2nd update: As I mentioned earlier, below, as someone who routinely mixes up words in speech, I'm somewhat forgiving when people say the wrong thing, even with the Obama-Osama stuff. It's odd that certain networks seem inclined to have on people who commit this error more frequently. But how is this an error? And doesn't suggesting that the killing of a presidential candidate would be a good thing enough to bring a visit from the Secret Service?
Earlier: Would everyone--ex-presidential candidates, newspapers, etc. STOP it with the Barack Obama and assassination-by-gun comments and "artwork"?
What was Mike Huckabee trying to say? His apology doesn't explain it at all and no one appears to have asked him, at last at this statement:
It seems legit, to me, to report on fears that are circulating about Obama's safety--some of the liberal political web sites I read were angry when The New York Times wrote about it a while back but it's reality. People are worried about his safety, just as many people feared for Ted Kennedy's safety when he still aspired to be president. (Not to mention that disgusting radio guy who played music from the Dead Kennedys in the background of news about Ted's cancer.)
And there's a nugget of newsworthiness in the story from the weekly linked above that reports on investigations of nutjobs who are making increasing noise about what they'd like to see happen to Obama.
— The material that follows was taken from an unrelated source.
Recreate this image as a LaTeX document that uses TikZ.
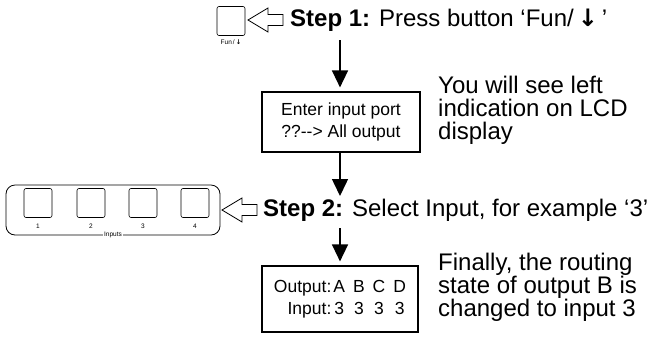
\documentclass[tikz,border=0pt]{standalone}
\usepackage{fontspec}
\setmainfont{Liberation Sans}
\newfontfamily\arrowfont{DejaVu Sans}
\usetikzlibrary{arrows.meta}
\tikzset{>=latex}
\newcommand{\bigtxt}{\fontsize{24}{23}\selectfont}
\newcommand{\boxtxt}{\fontsize{17.5}{21.5}\selectfont}
\newcommand{\tinytxt}{\fontsize{6.5}{7}\selectfont}
\tikzset{
  lcdbox/.style={draw,line width=1.2pt,align=center,inner sep=0pt,font=\boxtxt},
  btn/.style={draw,line width=0.6pt,rounded corners=2pt,minimum width=28pt,minimum height=29pt,inner sep=0pt},
  flow/.style={line width=1.5pt,-{Triangle[length=17pt,width=16pt]}},
  note/.style={anchor=north west,align=left,inner sep=0pt,font=\bigtxt},
  hollow/.pic={\draw[line width=0.8pt,fill=white] (0,0) -- (20,-12) -- (20,-5.5) -- (35,-5.5) -- (35,5.5) -- (20,5.5) -- (20,12) -- cycle;}
}

\begin{document}
\begin{tikzpicture}[x=1pt,y=-1pt]
		\useasboundingbox (0,0) rectangle (652,341);
		% Step 1
		\node[btn] (fun) at (231,21) {};
		\node[font=\tinytxt,inner sep=0pt] (funlbl) at (231,42) {Fun\,/\,{\arrowfont\bfseries ↓}};
		\pic at (248,20) {hollow};
		\node[anchor=west,inner sep=0pt,font=\bigtxt] (step1) at (290,20) {\textbf{Step 1:} Press button ‘Fun/\,{\arrowfont\bfseries ↓}\,’};
		% LCD display 1
		\coordinate (a1) at (340,40);
		\node[lcdbox,minimum width=158pt,minimum height=60pt] (lcd1) at (341,122) {Enter input port\\??-{}-{}> All output};
		\node[note] (txt1) at (438,76) {You will see left\\indication on LCD\\display};
		\draw[flow,shorten >=4pt] (a1) -- (a1 |- lcd1.north);
		% Step 2
		\node[draw,line width=0.8pt,rounded corners=9pt,minimum width=214pt,minimum height=50pt] (inputs) at (113,210) {};
		\foreach \i/\x in {1/38,2/91,3/143,4/195}{
			\node[btn] (in\i) at (\x,203) {};
			\node[font=\tinytxt,inner sep=0pt] (lbl\i) at (\x,226) {\i};
		}
		\node[fill=white,font=\tinytxt,inner sep=1.5pt] (inlbl) at (inputs.south) {Inputs};
		\pic at (222,210) {hollow};
		\node[anchor=west,inner sep=0pt,font=\bigtxt] (step2) at (263,210) {\textbf{Step 2:} Select Input, for example ‘3’};
		\coordinate (a2) at (340,196);
		\draw[flow] (a1 |- lcd1.south) -- (a2);
		% LCD display 2
		\coordinate (a3) at (340,228);
		\node[lcdbox,minimum width=156pt,minimum height=66pt] (lcd2) at (340,299) {\begin{tabular}{@{}r@{\hspace{2pt}}c@{\hspace{8pt}}c@{\hspace{8pt}}c@{\hspace{8pt}}c@{}}Output:&A&B&C&D\\Input:&3&3&3&3\end{tabular}};
		\draw[flow,shorten >=4pt] (a3) -- (a3 |- lcd2.north);
		\node[note] (txt2) at (438,253) {Finally, the routing\\state of output B is\\changed to input 3};
\end{tikzpicture}
\end{document}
Seems to me that now is the time to err on the side of caution and stop going for the "edgy" art at the expense of common @#@# sense.
UPDATE. Didn't we just agree to say nothing further about assassinations? Really, now, Hillary. There are times when the prize is not worth the diminution of the person. So many times, what she or her underlings have said on the campaign trail have often almost made sense at the same time they've managed to offend. (And I could see myself blurting out something akin to what she said, under the circumstances, meaning to stress the timetable.) But, really? Is that what was going on here? Obama fans see a pattern. Given the other assassination-comment miscues or not-miscues during this campaign, it's tough to see how a professional, seasoned candidate would want to mention RFK's murder. Anyone alive at the time must certainly remember the horror and the sick feeling, the dread, that accompanied the news of his shooting. Not another. Not JFK and then Dr. King and then Bobby. Greg Mitchell writes about watching RFK's last speech and then realizing something was horribly wrong before hearing the news that Kennedy had been shot. (My own memory is of waking up to a clock-radio alarm, getting ready for school and wondering why people were talking about Kennedy being shot, thinking they were talking about JFK. And then discovering the sickening, crushing news that there'd been yet another assassination attempt.)
It is not something to be used as a signpost on a campaign trail.
As a marbled-mouthed person, I tend to be inclined to forgive a lot of goofy things said on the marathon we call a campaign. And I have complained, professionally and privately, about the obvious sexism that has infected some political coverage. But there are limits, a point where things said can no longer be seen as just mistakes.
Oh, and here's a vaguely related link, a look at how the fake "Obama is a Muslim" garbage got started. Hint, it's not because a bunch of ignorant voters were sittin' around the kitchen table and came up with it. Think Swift Boat types.
And, just for the record, in the primary I did not vote for Obama. Or Hillary.